(Charts and diagrams as code)
----------

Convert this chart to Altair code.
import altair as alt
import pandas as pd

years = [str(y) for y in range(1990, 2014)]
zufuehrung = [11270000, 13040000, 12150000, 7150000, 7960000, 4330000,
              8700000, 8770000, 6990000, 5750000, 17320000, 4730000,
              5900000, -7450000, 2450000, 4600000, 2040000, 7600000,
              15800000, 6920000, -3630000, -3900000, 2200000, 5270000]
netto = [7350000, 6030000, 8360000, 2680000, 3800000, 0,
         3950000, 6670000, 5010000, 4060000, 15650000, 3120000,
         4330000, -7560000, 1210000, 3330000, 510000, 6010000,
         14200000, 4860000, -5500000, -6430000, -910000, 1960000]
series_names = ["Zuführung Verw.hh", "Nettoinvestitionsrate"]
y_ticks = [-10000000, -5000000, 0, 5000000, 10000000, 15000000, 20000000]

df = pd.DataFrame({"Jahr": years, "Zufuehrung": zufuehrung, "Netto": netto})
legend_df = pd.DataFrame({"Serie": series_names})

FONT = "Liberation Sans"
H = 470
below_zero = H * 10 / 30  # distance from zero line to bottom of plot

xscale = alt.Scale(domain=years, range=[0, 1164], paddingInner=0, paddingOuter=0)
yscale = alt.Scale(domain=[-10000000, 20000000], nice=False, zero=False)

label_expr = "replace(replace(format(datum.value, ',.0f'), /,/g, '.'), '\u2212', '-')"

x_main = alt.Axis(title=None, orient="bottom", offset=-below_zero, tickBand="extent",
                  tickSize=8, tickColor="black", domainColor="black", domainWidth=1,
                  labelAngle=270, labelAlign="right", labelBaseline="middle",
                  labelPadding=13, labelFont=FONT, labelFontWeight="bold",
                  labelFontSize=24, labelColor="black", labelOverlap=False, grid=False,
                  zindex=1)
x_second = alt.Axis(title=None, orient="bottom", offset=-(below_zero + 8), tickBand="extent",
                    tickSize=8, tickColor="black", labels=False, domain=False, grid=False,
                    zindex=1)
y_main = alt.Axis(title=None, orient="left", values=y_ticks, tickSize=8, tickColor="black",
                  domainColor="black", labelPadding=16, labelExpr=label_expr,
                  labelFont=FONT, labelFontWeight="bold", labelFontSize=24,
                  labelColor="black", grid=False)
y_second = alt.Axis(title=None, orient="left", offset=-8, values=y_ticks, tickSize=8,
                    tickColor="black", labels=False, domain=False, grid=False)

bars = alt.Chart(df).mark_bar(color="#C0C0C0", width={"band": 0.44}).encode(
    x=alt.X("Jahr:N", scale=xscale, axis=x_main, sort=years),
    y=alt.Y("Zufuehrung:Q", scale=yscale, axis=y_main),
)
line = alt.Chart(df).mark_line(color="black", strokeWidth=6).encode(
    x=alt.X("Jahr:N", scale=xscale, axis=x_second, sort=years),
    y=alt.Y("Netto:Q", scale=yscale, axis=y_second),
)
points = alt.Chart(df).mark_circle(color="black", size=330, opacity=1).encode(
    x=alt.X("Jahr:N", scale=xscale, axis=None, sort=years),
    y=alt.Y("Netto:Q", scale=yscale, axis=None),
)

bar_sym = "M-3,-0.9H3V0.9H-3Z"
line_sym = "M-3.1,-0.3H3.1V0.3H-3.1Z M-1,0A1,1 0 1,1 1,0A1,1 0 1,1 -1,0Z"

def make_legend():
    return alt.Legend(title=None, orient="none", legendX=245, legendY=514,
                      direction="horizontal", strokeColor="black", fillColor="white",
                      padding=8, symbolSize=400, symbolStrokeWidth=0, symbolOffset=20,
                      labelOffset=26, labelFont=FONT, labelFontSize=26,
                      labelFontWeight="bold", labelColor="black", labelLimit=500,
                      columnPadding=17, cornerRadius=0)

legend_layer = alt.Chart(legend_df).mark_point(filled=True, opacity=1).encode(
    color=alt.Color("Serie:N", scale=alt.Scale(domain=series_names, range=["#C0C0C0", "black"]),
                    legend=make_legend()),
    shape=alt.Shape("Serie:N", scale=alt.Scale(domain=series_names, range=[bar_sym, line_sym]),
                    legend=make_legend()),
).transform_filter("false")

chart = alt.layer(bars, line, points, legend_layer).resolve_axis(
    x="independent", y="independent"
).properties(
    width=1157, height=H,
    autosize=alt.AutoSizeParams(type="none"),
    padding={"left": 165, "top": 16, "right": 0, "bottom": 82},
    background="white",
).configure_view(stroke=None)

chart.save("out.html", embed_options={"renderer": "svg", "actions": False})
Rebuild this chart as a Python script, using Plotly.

----------

Written request => Within the material above, find the lines that contain the word "this"; copy them.

Output =>
Convert this chart to Altair code.
Rebuild this chart as a Python script, using Plotly.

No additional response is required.